Wednesday, 14 July 2010

In defense of free schools

What a bad week it has been for Education Secretary Michael Gove. His £15bn cut to the Building Schools for the Future (BSF) fund has been met with outrage by Labour and Lib Dem MPs, as well as a number from the Tory benches. And the publishing of an erroneous list of affected schools has further compounded his troubles, resulting in calls for his resignation. But what of the centre piece of Mr.Gove's education brief, the policy to allow individuals to set up independent yet government funded 'free schools'? As it stands, it has received almost universal hostility from across the political spectrum. I believe this is misguided.

The left claims that free schools will become havens for 'pushy middle class parents', siphoning off local authority cash from existing state schools. Simon Hughes, Deputy Leader of the Liberal Democrats, has explicitly linked the free schools to the cut to BSF, saying it would be a 'nonsense' to build new schools using cash that could have improved existing school buildings. The National Union of Teachers has said the policy is tantamount to a 'sweeping dismantling' of the current education system.

Prominent figures on the right have also been critical of the reforms, suggesting that Mr Gove’s free schools initiative is the wrong answer to the endemic problem of inequality in the UK's education system. Indeed Peter Hitchens, columnist for the Mail on Sunday, went so far as to call the policy a 'stunt and a gimmick'.

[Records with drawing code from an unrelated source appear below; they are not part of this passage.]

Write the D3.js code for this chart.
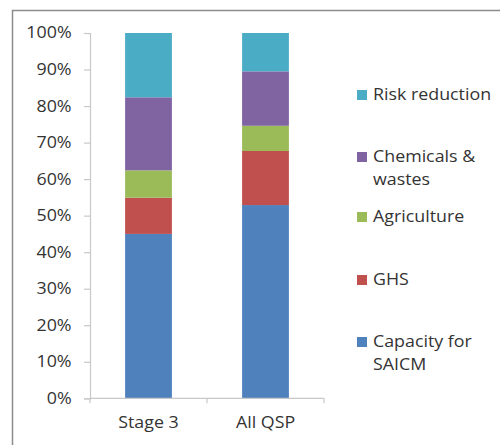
<!DOCTYPE html>
<html>
<head>
<meta charset="utf-8">
<script src="https://cdn.jsdelivr.net/npm/d3@7"></script>
<style>
  html, body { margin: 0; padding: 0; background: #fff; }
  svg { display: block; }
  text { font-family: "Open Sans", "Noto Sans", sans-serif; fill: #333; }
</style>
</head>
<body>
<svg id="chart" width="500" height="445"></svg>
<script>
// Share of funding by thematic area (fractions of 1)
const categories = ["Stage 3", "All QSP"];
const seriesNames = ["Capacity for SAICM", "GHS", "Agriculture", "Chemicals & wastes", "Risk reduction"];
const capacity   = [0.450, 0.529];
const ghs        = [0.099, 0.148];
const agriculture = [0.075, 0.069];
const chemicals  = [0.200, 0.149];
const risk       = [0.176, 0.105];
const yTicks = [0, 0.1, 0.2, 0.3, 0.4, 0.5, 0.6, 0.7, 0.8, 0.9, 1.0];
const colors = ["#4F81BD", "#C0504D", "#9BBB59", "#8064A2", "#4BACC6"];

const seriesValues = [capacity, ghs, agriculture, chemicals, risk];
const rows = categories.map((c, i) => {
  const r = { category: c };
  seriesNames.forEach((s, k) => { r[s] = seriesValues[k][i]; });
  return r;
});
const stacked = d3.stack().keys(seriesNames)(rows);

// horizontal widening applied to all labels
const SX = 1.15;
const FS = 15.5;

const svg = d3.select("#chart");

// chart frame
svg.append("path")
  .attr("d", "M12.5,446 V10.5 H501")
  .attr("fill", "none")
  .attr("stroke", "#8c8c8c")
  .attr("stroke-width", 1.5);

const plot = { left: 90, right: 324, top: 33, bottom: 398.3 };

const x = d3.scaleBand().domain(categories)
  .range([plot.left, plot.right]).paddingInner(0.6).paddingOuter(0.3);
const xOuter = d3.scaleBand().domain(categories).range([plot.left, plot.right]);
const y = d3.scaleLinear().domain([0, 1]).range([plot.bottom, plot.top]);

// y axis
const yAxis = svg.append("g")
  .attr("transform", `translate(${plot.left},0)`)
  .call(d3.axisLeft(y).tickValues(yTicks).tickFormat(d3.format(".0%")).tickSizeOuter(0).tickSize(6).tickPadding(10));
yAxis.select(".domain").attr("stroke", "#c8c8c8").attr("stroke-width", 1.2);
yAxis.selectAll(".tick line").attr("stroke", "#c8c8c8").attr("stroke-width", 1.2);
yAxis.selectAll(".tick text").attr("font-size", FS).attr("fill", "#333")
  .attr("font-family", "Open Sans, sans-serif")
  .attr("transform", `scale(${SX},1)`);

// bars
svg.append("g").selectAll("g").data(stacked).join("g")
  .attr("fill", (d, i) => colors[i])
  .selectAll("rect").data(d => d).join("rect")
  .attr("x", d => x(d.data.category))
  .attr("width", x.bandwidth())
  .attr("y", d => y(d[1]))
  .attr("height", d => y(d[0]) - y(d[1]));

// x axis
const xAxisG = svg.append("g").attr("transform", `translate(0,${plot.bottom})`);
xAxisG.append("line")
  .attr("x1", plot.left).attr("x2", plot.right)
  .attr("stroke", "#c8c8c8").attr("stroke-width", 1.2);
const boundaries = [plot.left, ...categories.map(c => xOuter(c) + xOuter.bandwidth())];
xAxisG.selectAll("line.tk").data(boundaries).join("line").attr("class", "tk")
  .attr("x1", d => d).attr("x2", d => d).attr("y1", 0).attr("y2", 5)
  .attr("stroke", "#c8c8c8").attr("stroke-width", 1.2);
xAxisG.selectAll("text").data(categories).join("text")
  .attr("transform", d => `translate(${xOuter(d) + xOuter.bandwidth() / 2},30) scale(${SX},1)`)
  .attr("text-anchor", "middle")
  .attr("font-size", FS)
  .text(d => d);

// legend (top-down: last series first)
const legendItems = [
  { name: "Risk reduction", lines: ["Risk reduction"], color: colors[4], y: 95 },
  { name: "Chemicals & wastes", lines: ["Chemicals &", "wastes"], color: colors[3], y: 157 },
  { name: "Agriculture", lines: ["Agriculture"], color: colors[2], y: 217 },
  { name: "GHS", lines: ["GHS"], color: colors[1], y: 280 },
  { name: "Capacity for SAICM", lines: ["Capacity for", "SAICM"], color: colors[0], y: 342 }
];
const lg = svg.append("g").selectAll("g").data(legendItems).join("g")
  .attr("transform", d => `translate(357,${d.y})`);
lg.append("rect").attr("x", 0).attr("y", -5).attr("width", 10).attr("height", 10)
  .attr("fill", d => d.color);
lg.append("text")
  .attr("transform", `translate(16,0) scale(${SX},1)`)
  .attr("font-size", FS)
  .selectAll("tspan").data(d => d.lines).join("tspan")
  .attr("x", 0).attr("dy", (d, i) => i === 0 ? "0.35em" : 23)
  .text(d => d);
</script>
</body>
</html>
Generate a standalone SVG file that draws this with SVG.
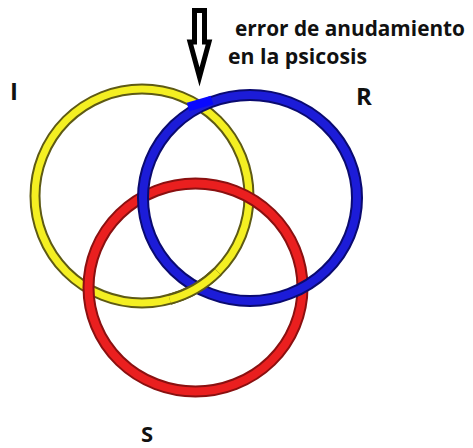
<svg xmlns="http://www.w3.org/2000/svg" width="473" height="448" viewBox="0 0 473 448">
<style>
.lbl{font-family:"Open Sans","Liberation Sans",sans-serif;font-weight:bold;fill:#111}
.edge{fill:none}
.y-o{stroke:#5e5a14;stroke-width:11}
.y-i{stroke:#f4ef22;stroke-width:7}
.b-o{stroke:#0a0a70;stroke-width:12}
.b-i{stroke:#1c1cd8;stroke-width:8}
.r-o{stroke:#8a1010;stroke-width:12}
.r-i{stroke:#ea1f1f;stroke-width:8}
</style>
<rect width="473" height="448" fill="#ffffff"/>
<g id="ring-I">
<circle class="edge y-o" cx="142" cy="196" r="107"/>
<circle class="edge y-i" cx="142" cy="196" r="107"/>
</g>
<g id="ring-S">
<ellipse class="edge r-o" cx="195.5" cy="287.5" rx="107" ry="104"/>
<ellipse class="edge r-i" cx="195.5" cy="287.5" rx="107" ry="104"/>
</g>
<g id="ring-R">
<ellipse class="edge b-o" cx="250" cy="198" rx="107" ry="103"/>
<ellipse class="edge b-i" cx="250" cy="198" rx="107" ry="103"/>
<path d="M188,107 L212,100" stroke="#0808ff" stroke-width="9" fill="none"/>
</g>
<g id="ring-I-over">
<path class="edge y-o" d="M217.7,271.7 A107,107 0 0,1 169.7,299.4"/>
<path class="edge y-i" d="M217.7,271.7 A107,107 0 0,1 169.7,299.4"/>
</g>
<g id="connectors">
<path d="M194.5,10.5 H204.5 V42 H209 L199.5,77 L190,42 H194.5 Z" fill="#ffffff" stroke="#000000" stroke-width="5" stroke-linejoin="miter"/>
</g>
<g id="labels">
<text class="lbl" x="235" y="36" font-size="21" textLength="230" lengthAdjust="spacingAndGlyphs">error de anudamiento</text>
<text class="lbl" x="228" y="64" font-size="21" textLength="139" lengthAdjust="spacingAndGlyphs">en la psicosis</text>
<text class="lbl" x="10" y="100" font-size="24">I</text>
<text class="lbl" x="356" y="105" font-size="24">R</text>
<text class="lbl" x="141" y="442" font-size="22">S</text>
</g>
</svg>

So is the initiative as misjudged as its critics suggest? At first glance, it is very hard to tell. A number of studies examining the Swedish model have been published, but they have almost always reached different conclusions. Yet I believe that free schools remain one of the best policies of the Conservatives' election manifesto,and have outlined the reasoning behind this bold statement below.

Allow me first to reference the UK's current two-tier education system, where a privileged 7% are educated privately at the expense of their parents and in turn gain around 50% of the available places at Oxbridge. The chasm between independent and state maintained schools can be seen in another striking statistic; namely that the total number of poor state educated boys (from across the whole of the UK) who gained top marks in their A-levels is currently smaller than the number of boys at Eton who did likewise. Unfortunately, when coupled with centralised control, Labour's gargantuan investment into education has not helped one jot.

I would argue that free schools will offer the state sector one of the elements central to the success private schools - their independence. And having taught for the past year as part of the independent Civitas Schools project, which aims to give a first class education to disadvantaged children, I am absolutely certain of the advantages independence brings to the classroom. Civitas Schools employ a similar approach to that envisaged for the free schools model, with makeshift classes being held in church halls and community centres. Free from the national curriculum, free from meddlesome bureaucrats and free from stifling targets, children are taught the basics of literacy and numeracy using traditional methods. The results are impressive – the schools' independence allows teachers to respond to children's educational needs as they see fit, and not as the curriculum dictates.

Free schools can only benefit from this independence. Let me use the example of the International Baccalaureate, which is regarded as a superior qualification to the A-level but is only available to private school pupils. This is profoundly unfair, yet unsurprising, as the last government preferred grade inflation to intellectually rigorous examinations. A similar philosophy can be seen in state maintained primary schools, where final year children are prepared for pointless SATS as opposed to common entrance– one of the most life defining exams one can undertake when good state schools are few and far between.

As they are non-selective, it is unlikely they will become havens for middle class parents. As the writer Toby Young has said of the free schools he is trying to set up:“not only will it not be the exclusive preserve of the local middle classes, I don’t even know if I’ll be able to get my own children in”. It could be argued that parents living in the most deprived demographics are unable to indulge in the setting up of a school, therefore limiting those parts of the country to local comprehensives, yet around half of the applications to set up free schools have been from teachers. This suggests that they will not just be the preserve of middle class parents, but a boon for all.

Of course, free schools are no panacea. After all, they will remain state funded and non-selective. No matter how independent, they will not be able to compete with rich and selective private schools. Yet I believe that they offer a viable alternative to the traditional comprehensive.

The free schools model is indeed ambitious. But after years of tinkering at the margins, it may just be time for a sweeping dismantling of the education system.